Image Transfer Review: The preferred 1.85:1 widescreen transfer (a 1.33:1 pan & scan version is also available as a menu option) is consistent, just not significantly impressive. Fleshtones hold their own, and the steady golden color palette looks nice, but doesn't lend much credence to the whole campy comic superhero feel that the film tries to convey. Black levels are generally solid throughout. There is a bit of edge enhancement, most obvious during exterior shots of Quentin's apartment building. No specks or nicks were evident on this transfer.

Image Transfer Grade: B
 

Audio Transfer

 LanguageRemote Access
DS 2.0Frenchyes
Dolby Digital
5.1
Englishyes


Audio Transfer Review: The 5.1 Dolby Digital track is pretty lively, considering the fact that this is a low-budget cable movie. The opening title sequence makes full use of the fronts and rears to create a little aural depth of field, and there are a handful of moments during the course of the film that provide a slightly enhanced soundfield. For the most part, though, it's primarily concentrated across the front channels, with occasional accents in the rear.

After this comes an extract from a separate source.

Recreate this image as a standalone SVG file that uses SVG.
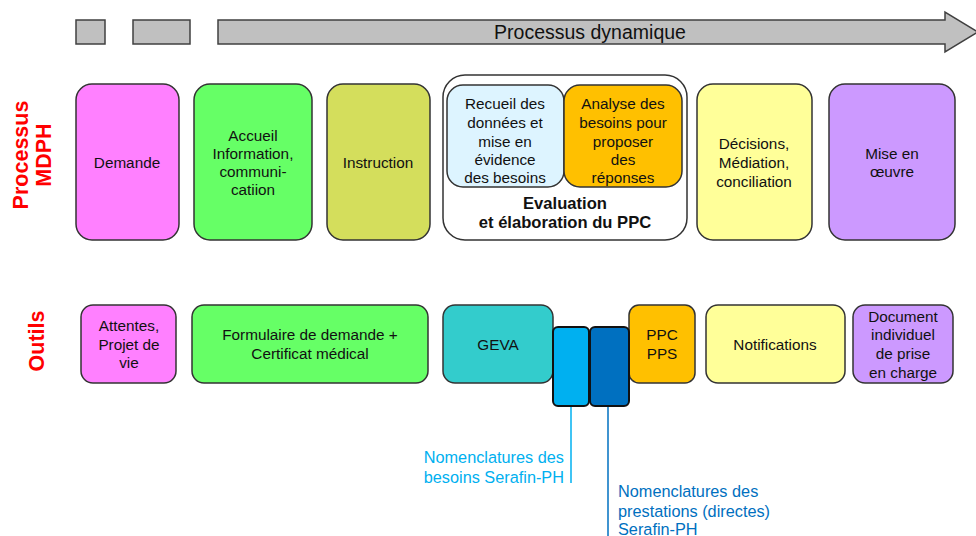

A French 2.0 surround track is also included.

Audio Transfer Grade: B+ 

Disc Extras

Animated menu with music
Scene Access with 28 cues and remote access
Subtitles/Captions in English, French, Spanish, Portuguese, Korean, Thai, Chinese with remote access
Cast and Crew Filmographies
5 Other Trailer(s) featuring Creature Features, Urban Legend, Fright Night, I Still Know What You Did Last Summer, Thir13en Ghosts
1 Featurette(s)
Weblink/DVD-ROM Material
Packaging: Amaray
Picture Disc
1 Disc
1-Sided disc(s)
Layers: dual

Extra Extras:
  1. Photo Gallery
Extras Review: While the first Creature Features disc (She Creature) featured a Stan Winston commentary, Earth vs. the Spider is treated like the red-headed stepchild, and rightfully so. A photo gallery, which is broken down into four sections (Monster Sketches, Building the Monster, Behind the Scenes, and Production Stills) features over 90 images from various aspects of the film's production. An HBO commercial disguised as a featurette (01m:45s) mixes some behind-the-scenes footage, but the brevity really contributes to its lack of any real content.

Trailers (Creature Features, Urban Legend, Fright Night, I Still Know What You Did Last Summer, Thir13en Ghosts), 28 chapters, weblinks to the Distant Corners website and Columbia TriStar's generous multilingual subtitles (English, French, Spanish, Portuguese, Korean, Thai, Chinese) round out the extras.

Extras Grade: C
 

Final Comments

Stan Winston's Creature Features series is tied at 1-1, with this weak entry balanced against the entertaining initial release of She Creature. The story here is shamefully weak, and seems to borrow handily from The Fly for most of its intended, but poorly executed, dramatic tension. The campy superhero parallels mostly fall flat.

The spider effects are cool, but the story is d-u-l-l.